There’s a place for ‘pubs’ like The Fox Cub at Walmer Bridge; a fact the sizeable Tuesday evening crowd – both eaters and drinkers – encountered on my recent visit proves beyond reasonable doubt.
Recently built yet carefully designed and styled to create the illusion of living history, such ‘pubs’ thrive across Britain.
Usually at or just beyond the edge of conurbation, never far from the beaten track, indeed, almost invariably by or adjacent to a major arterial route.
Essentially a modern take on the motoring pub of yore (or the coach house of even yorer), these pubs offer the weary traveller all the same emphasis on warm, cosy, homespun hospitality – or, to quote The Fox Cub website “oozing rural charm and rustic character” – only now with a nod to the modern gastropub and with improved design budget and attention to detail.

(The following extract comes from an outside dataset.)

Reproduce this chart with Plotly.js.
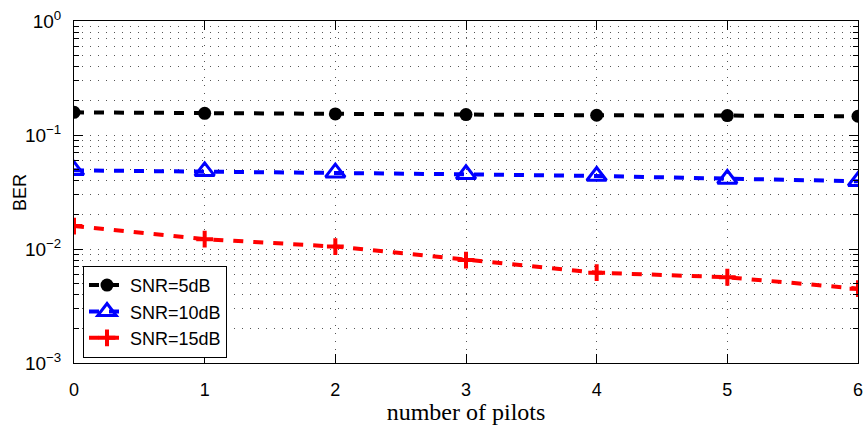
<!DOCTYPE html>
<html>
<head>
<meta charset="utf-8">
<script src="https://cdn.plot.ly/plotly-3.0.1.min.js"></script>
<style>html,body{margin:0;padding:0;background:#fff;}#chart{width:866px;height:425px;}</style>
</head>
<body>
<div id="chart"></div>
<script>
const pilots = [0, 1, 2, 3, 4, 5, 6];
const ber5dB  = [0.158, 0.155, 0.153, 0.151, 0.149, 0.148, 0.146];
const ber10dB = [0.049, 0.048, 0.0467, 0.0452, 0.0437, 0.0411, 0.0393];
const ber15dB = [0.0159, 0.0122, 0.0105, 0.0080, 0.0062, 0.00565, 0.00449];
const seriesNames = ['SNR=5dB', 'SNR=10dB', 'SNR=15dB'];
const yTickVals = [0.001, 0.01, 0.1, 1];
const yTickText = ['10<sup>\u22123</sup>', '10<sup>\u22122</sup>', '10<sup>\u22121</sup>', '10<sup>0</sup>'];
const yMinorVals = [];
[0.001, 0.01, 0.1].forEach(d => { for (let k = 2; k <= 9; k++) yMinorVals.push(d * k); });
const xTickVals = [0, 1, 2, 3, 4, 5, 6];

const traces = [
  {x: pilots, y: ber5dB, name: seriesNames[0], mode: 'lines+markers',
   line: {color: '#000000', width: 4, dash: '10px,10px'},
   marker: {symbol: 'circle', size: 13, color: '#000000'}},
  {x: pilots, y: ber10dB, name: seriesNames[1], mode: 'lines+markers',
   line: {color: '#0000ff', width: 4, dash: '10px,10px'},
   marker: {symbol: 'triangle-up-open', size: 17, color: '#0000ff', line: {width: 3, color: '#0000ff'}}},
  {x: pilots, y: ber15dB, name: seriesNames[2], mode: 'lines+markers',
   line: {color: '#ff0000', width: 4, dash: '10px,10px'},
   marker: {symbol: 'cross-thin-open', size: 12, color: '#ff0000', line: {width: 4, color: '#ff0000'}}}
];

const layout = {
  width: 866, height: 425,
  margin: {l: 74, r: 8, t: 21, b: 62},
  paper_bgcolor: '#ffffff', plot_bgcolor: '#ffffff',
  font: {family: 'Liberation Sans, Arial, sans-serif', color: '#000000', size: 16},
  showlegend: true,
  legend: {x: 0.0115, y: 0.284, xanchor: 'left', yanchor: 'top',
    bgcolor: '#ffffff', bordercolor: '#000000', borderwidth: 1,
    itemwidth: 36,
    font: {size: 18, family: 'Liberation Sans, Arial, sans-serif'}},
  xaxis: {
    range: [0, 6], tickmode: 'array', tickvals: xTickVals,
    showline: true, linecolor: '#000000', linewidth: 1, mirror: 'ticks',
    ticks: 'inside', ticklen: 9, tickcolor: '#000000',
    showgrid: true, gridcolor: '#555555', gridwidth: 1, griddash: '1px,7px',
    zeroline: false, ticklabelstandoff: 10,
    tickfont: {size: 18},
    title: {text: 'number of pilots', font: {family: 'Liberation Serif, Times New Roman, serif', size: 24}, standoff: 6}
  },
  yaxis: {
    type: 'log', range: [-3, 0], tickmode: 'array', tickvals: yTickVals, ticktext: yTickText,
    showline: true, linecolor: '#000000', linewidth: 1, mirror: 'ticks',
    ticks: 'inside', ticklen: 9, tickcolor: '#000000',
    showgrid: true, gridcolor: '#555555', gridwidth: 1, griddash: '1px,7px',
    zeroline: false, ticklabelstandoff: 8,
    tickfont: {size: 19},
    minor: {tickmode: 'array', tickvals: yMinorVals, ticks: 'inside', ticklen: 5, tickcolor: '#000000',
      showgrid: true, gridcolor: '#555555', gridwidth: 1, griddash: '1px,7px'}
  },
  annotations: [{
    text: 'BER', xref: 'paper', yref: 'paper', x: -0.069, y: 0.5,
    xanchor: 'center', yanchor: 'middle', textangle: -90, showarrow: false,
    font: {size: 18, family: 'Liberation Sans, Arial, sans-serif', color: '#000000'}
  }]
};

Plotly.newPlot('chart', traces, layout, {displayModeBar: false, staticPlot: true});
</script>
</body>
</html>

This latter is arguably the crucial difference. ‘Pubs’ of this kind, tapping into the average citizen’s endless nostalgia for an agrarian Britain which they never knew (largely because it predates the Industrial Revolution), are by no means rare.
But whereas a similar venture 20 years ago, say, might have sought to establish its credentials solely by virtue of having screwed to the walls some rusty rakes, hoes and sundry farm equipment last used by Jethro Tull (the inventor of the seed-drill rather than the scruffy pop group), today the bar has been raised.
Ceilings are low, beams and brickwork exposed, floors, doors, stairs creaking charmingly – the illusion is meticulous, the ‘country pub’ experience complete.
Almost complete. Lighting is the sole glaring giveaway, with the dim, ‘aged’ shaded lamps on every wall betrayed as ornamental by modern spotlights sunk in the ceiling over each set.
Then again, so what?
If we begin denying custom to any commercial venture trading on artifice and illusion in these sentimental times we’ll end up enduring short crawls around Preston’s bleak and functional Wetherspoons.
By every measure it sets itself The Fox Cub works just fine. The selection of ale and wine is good, the impressive menu is tasty and fairly priced and the interior itself, for all those shabby chic shenanigans, is comfortable.
It’s just a ‘pub’ rather than a pub. Whatever that means.